• Your objective
Write out the entire listing below exactly as it appears, minus any pictures.

• Supplied material
-- Begin --

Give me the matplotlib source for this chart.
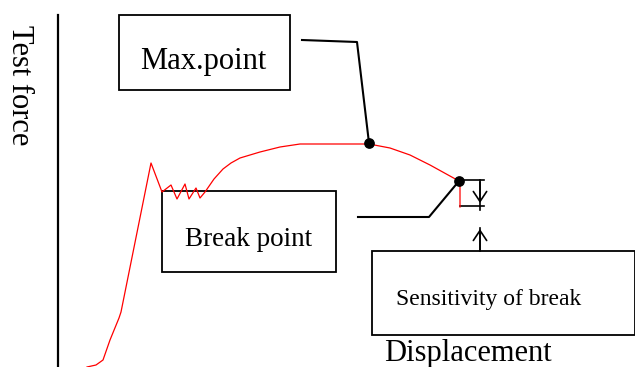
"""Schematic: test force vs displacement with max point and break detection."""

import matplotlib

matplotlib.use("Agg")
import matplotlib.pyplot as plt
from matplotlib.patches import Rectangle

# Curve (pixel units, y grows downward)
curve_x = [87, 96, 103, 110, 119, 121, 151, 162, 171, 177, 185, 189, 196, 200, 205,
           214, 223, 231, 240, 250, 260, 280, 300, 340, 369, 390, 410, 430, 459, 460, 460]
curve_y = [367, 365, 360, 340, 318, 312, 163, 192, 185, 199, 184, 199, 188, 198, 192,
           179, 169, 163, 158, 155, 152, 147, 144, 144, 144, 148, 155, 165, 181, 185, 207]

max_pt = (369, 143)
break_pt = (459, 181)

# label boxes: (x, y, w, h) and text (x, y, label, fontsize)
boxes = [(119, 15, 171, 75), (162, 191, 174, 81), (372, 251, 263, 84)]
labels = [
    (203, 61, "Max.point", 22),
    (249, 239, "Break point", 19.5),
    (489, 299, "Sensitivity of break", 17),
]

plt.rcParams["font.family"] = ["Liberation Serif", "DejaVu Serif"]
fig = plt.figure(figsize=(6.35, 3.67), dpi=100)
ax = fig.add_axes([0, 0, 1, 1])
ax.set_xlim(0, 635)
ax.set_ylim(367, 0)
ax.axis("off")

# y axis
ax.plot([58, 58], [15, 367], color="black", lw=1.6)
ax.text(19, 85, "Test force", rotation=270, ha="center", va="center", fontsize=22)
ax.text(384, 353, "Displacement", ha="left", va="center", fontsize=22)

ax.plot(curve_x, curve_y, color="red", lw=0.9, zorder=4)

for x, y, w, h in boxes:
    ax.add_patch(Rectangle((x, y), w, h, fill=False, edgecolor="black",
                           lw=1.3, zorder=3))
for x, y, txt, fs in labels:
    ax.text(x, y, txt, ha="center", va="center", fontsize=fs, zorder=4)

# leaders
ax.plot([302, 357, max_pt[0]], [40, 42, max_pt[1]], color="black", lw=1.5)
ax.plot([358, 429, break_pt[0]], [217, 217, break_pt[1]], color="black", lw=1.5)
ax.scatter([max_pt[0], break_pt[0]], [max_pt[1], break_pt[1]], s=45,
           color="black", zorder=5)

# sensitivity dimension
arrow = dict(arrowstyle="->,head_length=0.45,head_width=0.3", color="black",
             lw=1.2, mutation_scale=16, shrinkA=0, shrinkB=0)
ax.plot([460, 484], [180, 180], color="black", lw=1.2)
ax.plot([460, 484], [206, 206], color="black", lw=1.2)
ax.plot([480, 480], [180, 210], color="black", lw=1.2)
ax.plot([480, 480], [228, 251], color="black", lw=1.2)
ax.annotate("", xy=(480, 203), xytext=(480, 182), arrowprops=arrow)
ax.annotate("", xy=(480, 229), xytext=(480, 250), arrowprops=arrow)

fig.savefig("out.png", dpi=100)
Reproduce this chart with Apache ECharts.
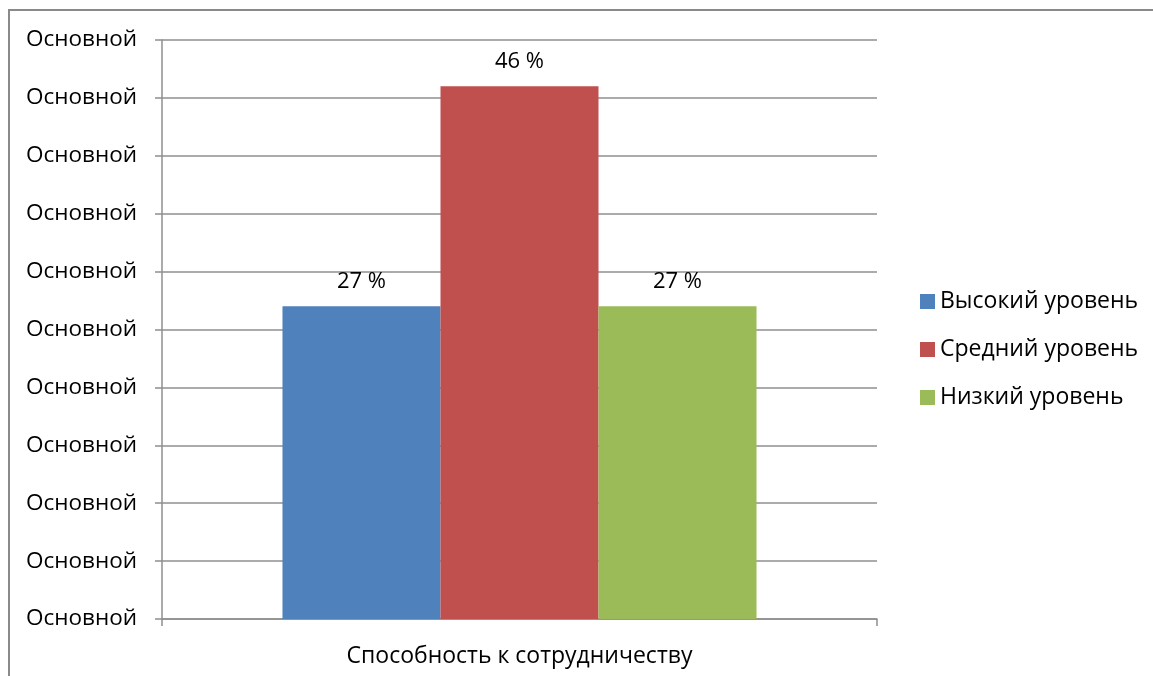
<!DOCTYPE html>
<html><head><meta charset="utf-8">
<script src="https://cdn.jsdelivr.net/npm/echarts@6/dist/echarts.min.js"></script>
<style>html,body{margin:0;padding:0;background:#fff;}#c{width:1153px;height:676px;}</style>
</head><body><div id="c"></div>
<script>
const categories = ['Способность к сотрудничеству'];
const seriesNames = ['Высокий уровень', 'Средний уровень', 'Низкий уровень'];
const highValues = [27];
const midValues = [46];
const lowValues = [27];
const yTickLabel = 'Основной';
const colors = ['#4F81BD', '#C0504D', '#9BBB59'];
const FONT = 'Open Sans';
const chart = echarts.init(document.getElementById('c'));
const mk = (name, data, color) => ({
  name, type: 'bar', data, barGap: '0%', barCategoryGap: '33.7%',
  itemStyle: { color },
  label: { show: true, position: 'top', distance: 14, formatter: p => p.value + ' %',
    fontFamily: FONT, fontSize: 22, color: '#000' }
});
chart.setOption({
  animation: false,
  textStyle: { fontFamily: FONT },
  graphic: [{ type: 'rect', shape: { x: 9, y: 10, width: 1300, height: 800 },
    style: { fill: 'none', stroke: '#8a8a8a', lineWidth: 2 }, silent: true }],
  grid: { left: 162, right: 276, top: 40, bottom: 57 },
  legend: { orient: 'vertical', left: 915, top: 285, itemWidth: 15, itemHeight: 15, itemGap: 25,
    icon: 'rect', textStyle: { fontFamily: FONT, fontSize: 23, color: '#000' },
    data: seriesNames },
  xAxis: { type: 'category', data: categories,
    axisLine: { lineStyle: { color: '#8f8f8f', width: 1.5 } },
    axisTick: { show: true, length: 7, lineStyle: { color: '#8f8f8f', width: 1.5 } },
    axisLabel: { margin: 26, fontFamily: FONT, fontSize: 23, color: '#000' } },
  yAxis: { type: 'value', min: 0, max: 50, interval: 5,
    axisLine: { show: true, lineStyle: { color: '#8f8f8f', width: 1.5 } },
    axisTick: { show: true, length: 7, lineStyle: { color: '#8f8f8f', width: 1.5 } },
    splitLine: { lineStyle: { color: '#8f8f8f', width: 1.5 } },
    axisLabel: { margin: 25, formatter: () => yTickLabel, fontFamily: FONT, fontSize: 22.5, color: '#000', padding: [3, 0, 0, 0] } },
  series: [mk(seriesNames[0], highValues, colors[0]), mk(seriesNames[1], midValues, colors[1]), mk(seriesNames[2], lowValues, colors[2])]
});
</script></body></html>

-- End --

• Answer to the problem
Give me the matplotlib source for this chart.
"""Schematic: test force vs displacement with max point and break detection."""

import matplotlib

matplotlib.use("Agg")
import matplotlib.pyplot as plt
from matplotlib.patches import Rectangle

# Curve (pixel units, y grows downward)
curve_x = [87, 96, 103, 110, 119, 121, 151, 162, 171, 177, 185, 189, 196, 200, 205,
           214, 223, 231, 240, 250, 260, 280, 300, 340, 369, 390, 410, 430, 459, 460, 460]
curve_y = [367, 365, 360, 340, 318, 312, 163, 192, 185, 199, 184, 199, 188, 198, 192,
           179, 169, 163, 158, 155, 152, 147, 144, 144, 144, 148, 155, 165, 181, 185, 207]

max_pt = (369, 143)
break_pt = (459, 181)

# label boxes: (x, y, w, h) and text (x, y, label, fontsize)
boxes = [(119, 15, 171, 75), (162, 191, 174, 81), (372, 251, 263, 84)]
labels = [
    (203, 61, "Max.point", 22),
    (249, 239, "Break point", 19.5),
    (489, 299, "Sensitivity of break", 17),
]

plt.rcParams["font.family"] = ["Liberation Serif", "DejaVu Serif"]
fig = plt.figure(figsize=(6.35, 3.67), dpi=100)
ax = fig.add_axes([0, 0, 1, 1])
ax.set_xlim(0, 635)
ax.set_ylim(367, 0)
ax.axis("off")

# y axis
ax.plot([58, 58], [15, 367], color="black", lw=1.6)
ax.text(19, 85, "Test force", rotation=270, ha="center", va="center", fontsize=22)
ax.text(384, 353, "Displacement", ha="left", va="center", fontsize=22)

ax.plot(curve_x, curve_y, color="red", lw=0.9, zorder=4)

for x, y, w, h in boxes:
    ax.add_patch(Rectangle((x, y), w, h, fill=False, edgecolor="black",
                           lw=1.3, zorder=3))
for x, y, txt, fs in labels:
    ax.text(x, y, txt, ha="center", va="center", fontsize=fs, zorder=4)

# leaders
ax.plot([302, 357, max_pt[0]], [40, 42, max_pt[1]], color="black", lw=1.5)
ax.plot([358, 429, break_pt[0]], [217, 217, break_pt[1]], color="black", lw=1.5)
ax.scatter([max_pt[0], break_pt[0]], [max_pt[1], break_pt[1]], s=45,
           color="black", zorder=5)

# sensitivity dimension
arrow = dict(arrowstyle="->,head_length=0.45,head_width=0.3", color="black",
             lw=1.2, mutation_scale=16, shrinkA=0, shrinkB=0)
ax.plot([460, 484], [180, 180], color="black", lw=1.2)
ax.plot([460, 484], [206, 206], color="black", lw=1.2)
ax.plot([480, 480], [180, 210], color="black", lw=1.2)
ax.plot([480, 480], [228, 251], color="black", lw=1.2)
ax.annotate("", xy=(480, 203), xytext=(480, 182), arrowprops=arrow)
ax.annotate("", xy=(480, 229), xytext=(480, 250), arrowprops=arrow)

fig.savefig("out.png", dpi=100)
Reproduce this chart with Apache ECharts.
<!DOCTYPE html>
<html><head><meta charset="utf-8">
<script src="https://cdn.jsdelivr.net/npm/echarts@6/dist/echarts.min.js"></script>
<style>html,body{margin:0;padding:0;background:#fff;}#c{width:1153px;height:676px;}</style>
</head><body><div id="c"></div>
<script>
const categories = ['Способность к сотрудничеству'];
const seriesNames = ['Высокий уровень', 'Средний уровень', 'Низкий уровень'];
const highValues = [27];
const midValues = [46];
const lowValues = [27];
const yTickLabel = 'Основной';
const colors = ['#4F81BD', '#C0504D', '#9BBB59'];
const FONT = 'Open Sans';
const chart = echarts.init(document.getElementById('c'));
const mk = (name, data, color) => ({
  name, type: 'bar', data, barGap: '0%', barCategoryGap: '33.7%',
  itemStyle: { color },
  label: { show: true, position: 'top', distance: 14, formatter: p => p.value + ' %',
    fontFamily: FONT, fontSize: 22, color: '#000' }
});
chart.setOption({
  animation: false,
  textStyle: { fontFamily: FONT },
  graphic: [{ type: 'rect', shape: { x: 9, y: 10, width: 1300, height: 800 },
    style: { fill: 'none', stroke: '#8a8a8a', lineWidth: 2 }, silent: true }],
  grid: { left: 162, right: 276, top: 40, bottom: 57 },
  legend: { orient: 'vertical', left: 915, top: 285, itemWidth: 15, itemHeight: 15, itemGap: 25,
    icon: 'rect', textStyle: { fontFamily: FONT, fontSize: 23, color: '#000' },
    data: seriesNames },
  xAxis: { type: 'category', data: categories,
    axisLine: { lineStyle: { color: '#8f8f8f', width: 1.5 } },
    axisTick: { show: true, length: 7, lineStyle: { color: '#8f8f8f', width: 1.5 } },
    axisLabel: { margin: 26, fontFamily: FONT, fontSize: 23, color: '#000' } },
  yAxis: { type: 'value', min: 0, max: 50, interval: 5,
    axisLine: { show: true, lineStyle: { color: '#8f8f8f', width: 1.5 } },
    axisTick: { show: true, length: 7, lineStyle: { color: '#8f8f8f', width: 1.5 } },
    splitLine: { lineStyle: { color: '#8f8f8f', width: 1.5 } },
    axisLabel: { margin: 25, formatter: () => yTickLabel, fontFamily: FONT, fontSize: 22.5, color: '#000', padding: [3, 0, 0, 0] } },
  series: [mk(seriesNames[0], highValues, colors[0]), mk(seriesNames[1], midValues, colors[1]), mk(seriesNames[2], lowValues, colors[2])]
});
</script></body></html>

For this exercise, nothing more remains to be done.